* What the task requires
Quote each line of the material verbatim, without the pictures.

* Supplied material
START
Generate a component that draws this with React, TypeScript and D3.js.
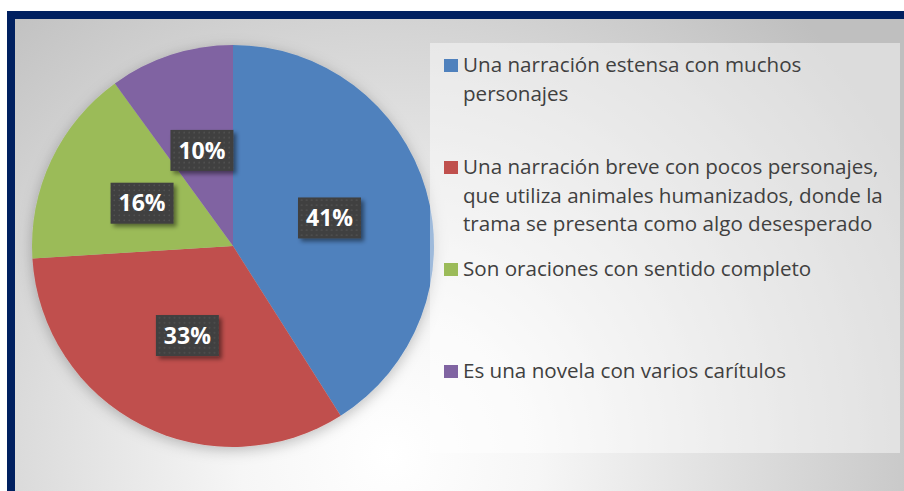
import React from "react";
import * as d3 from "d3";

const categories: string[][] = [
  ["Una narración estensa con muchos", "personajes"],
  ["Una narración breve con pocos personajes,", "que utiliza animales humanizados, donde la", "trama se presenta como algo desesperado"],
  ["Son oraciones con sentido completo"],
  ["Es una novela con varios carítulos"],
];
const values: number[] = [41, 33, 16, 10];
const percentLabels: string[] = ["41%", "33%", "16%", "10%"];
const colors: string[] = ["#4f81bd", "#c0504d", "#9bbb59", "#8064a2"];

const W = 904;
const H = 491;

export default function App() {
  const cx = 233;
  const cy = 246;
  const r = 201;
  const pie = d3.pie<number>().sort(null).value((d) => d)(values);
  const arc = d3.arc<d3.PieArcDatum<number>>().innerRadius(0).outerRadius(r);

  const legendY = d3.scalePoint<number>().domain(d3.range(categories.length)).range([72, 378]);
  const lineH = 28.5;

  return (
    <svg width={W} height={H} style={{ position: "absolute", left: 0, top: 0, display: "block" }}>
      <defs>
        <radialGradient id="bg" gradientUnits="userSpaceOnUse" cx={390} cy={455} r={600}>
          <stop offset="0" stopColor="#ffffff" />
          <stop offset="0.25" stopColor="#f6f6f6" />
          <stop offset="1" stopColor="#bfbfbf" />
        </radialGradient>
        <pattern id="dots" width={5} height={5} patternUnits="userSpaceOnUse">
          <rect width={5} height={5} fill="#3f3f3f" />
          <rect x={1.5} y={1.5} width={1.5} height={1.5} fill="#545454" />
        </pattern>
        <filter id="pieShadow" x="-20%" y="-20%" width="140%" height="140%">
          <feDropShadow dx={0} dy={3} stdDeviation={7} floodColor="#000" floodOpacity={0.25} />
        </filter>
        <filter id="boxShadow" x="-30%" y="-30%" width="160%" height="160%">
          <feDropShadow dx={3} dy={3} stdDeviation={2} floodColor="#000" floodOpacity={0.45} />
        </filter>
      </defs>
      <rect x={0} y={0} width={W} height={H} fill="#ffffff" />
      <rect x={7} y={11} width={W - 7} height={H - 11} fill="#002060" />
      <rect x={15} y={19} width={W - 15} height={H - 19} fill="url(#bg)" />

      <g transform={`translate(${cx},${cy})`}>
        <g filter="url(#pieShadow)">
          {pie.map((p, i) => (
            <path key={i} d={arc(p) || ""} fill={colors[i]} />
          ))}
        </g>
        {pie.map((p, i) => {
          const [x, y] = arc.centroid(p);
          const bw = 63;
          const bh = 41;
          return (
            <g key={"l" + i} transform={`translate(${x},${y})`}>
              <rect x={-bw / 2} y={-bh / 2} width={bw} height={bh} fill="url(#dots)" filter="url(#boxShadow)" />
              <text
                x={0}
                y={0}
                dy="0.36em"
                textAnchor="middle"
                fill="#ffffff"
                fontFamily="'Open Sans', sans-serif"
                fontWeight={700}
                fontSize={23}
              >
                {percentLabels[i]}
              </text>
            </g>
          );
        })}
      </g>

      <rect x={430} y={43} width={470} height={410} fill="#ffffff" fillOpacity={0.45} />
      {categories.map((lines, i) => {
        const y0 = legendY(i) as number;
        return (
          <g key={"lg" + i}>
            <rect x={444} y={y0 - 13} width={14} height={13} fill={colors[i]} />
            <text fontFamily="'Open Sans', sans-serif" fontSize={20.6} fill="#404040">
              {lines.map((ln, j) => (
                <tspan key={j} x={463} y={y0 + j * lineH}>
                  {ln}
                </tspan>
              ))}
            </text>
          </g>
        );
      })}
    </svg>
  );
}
END
* Full output
Generate a component that draws this with React, TypeScript and D3.js.
import React from "react";
import * as d3 from "d3";

const categories: string[][] = [
  ["Una narración estensa con muchos", "personajes"],
  ["Una narración breve con pocos personajes,", "que utiliza animales humanizados, donde la", "trama se presenta como algo desesperado"],
  ["Son oraciones con sentido completo"],
  ["Es una novela con varios carítulos"],
];
const values: number[] = [41, 33, 16, 10];
const percentLabels: string[] = ["41%", "33%", "16%", "10%"];
const colors: string[] = ["#4f81bd", "#c0504d", "#9bbb59", "#8064a2"];

const W = 904;
const H = 491;

export default function App() {
  const cx = 233;
  const cy = 246;
  const r = 201;
  const pie = d3.pie<number>().sort(null).value((d) => d)(values);
  const arc = d3.arc<d3.PieArcDatum<number>>().innerRadius(0).outerRadius(r);

  const legendY = d3.scalePoint<number>().domain(d3.range(categories.length)).range([72, 378]);
  const lineH = 28.5;

  return (
    <svg width={W} height={H} style={{ position: "absolute", left: 0, top: 0, display: "block" }}>
      <defs>
        <radialGradient id="bg" gradientUnits="userSpaceOnUse" cx={390} cy={455} r={600}>
          <stop offset="0" stopColor="#ffffff" />
          <stop offset="0.25" stopColor="#f6f6f6" />
          <stop offset="1" stopColor="#bfbfbf" />
        </radialGradient>
        <pattern id="dots" width={5} height={5} patternUnits="userSpaceOnUse">
          <rect width={5} height={5} fill="#3f3f3f" />
          <rect x={1.5} y={1.5} width={1.5} height={1.5} fill="#545454" />
        </pattern>
        <filter id="pieShadow" x="-20%" y="-20%" width="140%" height="140%">
          <feDropShadow dx={0} dy={3} stdDeviation={7} floodColor="#000" floodOpacity={0.25} />
        </filter>
        <filter id="boxShadow" x="-30%" y="-30%" width="160%" height="160%">
          <feDropShadow dx={3} dy={3} stdDeviation={2} floodColor="#000" floodOpacity={0.45} />
        </filter>
      </defs>
      <rect x={0} y={0} width={W} height={H} fill="#ffffff" />
      <rect x={7} y={11} width={W - 7} height={H - 11} fill="#002060" />
      <rect x={15} y={19} width={W - 15} height={H - 19} fill="url(#bg)" />

      <g transform={`translate(${cx},${cy})`}>
        <g filter="url(#pieShadow)">
          {pie.map((p, i) => (
            <path key={i} d={arc(p) || ""} fill={colors[i]} />
          ))}
        </g>
        {pie.map((p, i) => {
          const [x, y] = arc.centroid(p);
          const bw = 63;
          const bh = 41;
          return (
            <g key={"l" + i} transform={`translate(${x},${y})`}>
              <rect x={-bw / 2} y={-bh / 2} width={bw} height={bh} fill="url(#dots)" filter="url(#boxShadow)" />
              <text
                x={0}
                y={0}
                dy="0.36em"
                textAnchor="middle"
                fill="#ffffff"
                fontFamily="'Open Sans', sans-serif"
                fontWeight={700}
                fontSize={23}
              >
                {percentLabels[i]}
              </text>
            </g>
          );
        })}
      </g>

      <rect x={430} y={43} width={470} height={410} fill="#ffffff" fillOpacity={0.45} />
      {categories.map((lines, i) => {
        const y0 = legendY(i) as number;
        return (
          <g key={"lg" + i}>
            <rect x={444} y={y0 - 13} width={14} height={13} fill={colors[i]} />
            <text fontFamily="'Open Sans', sans-serif" fontSize={20.6} fill="#404040">
              {lines.map((ln, j) => (
                <tspan key={j} x={463} y={y0 + j * lineH}>
                  {ln}
                </tspan>
              ))}
            </text>
          </g>
        );
      })}
    </svg>
  );
}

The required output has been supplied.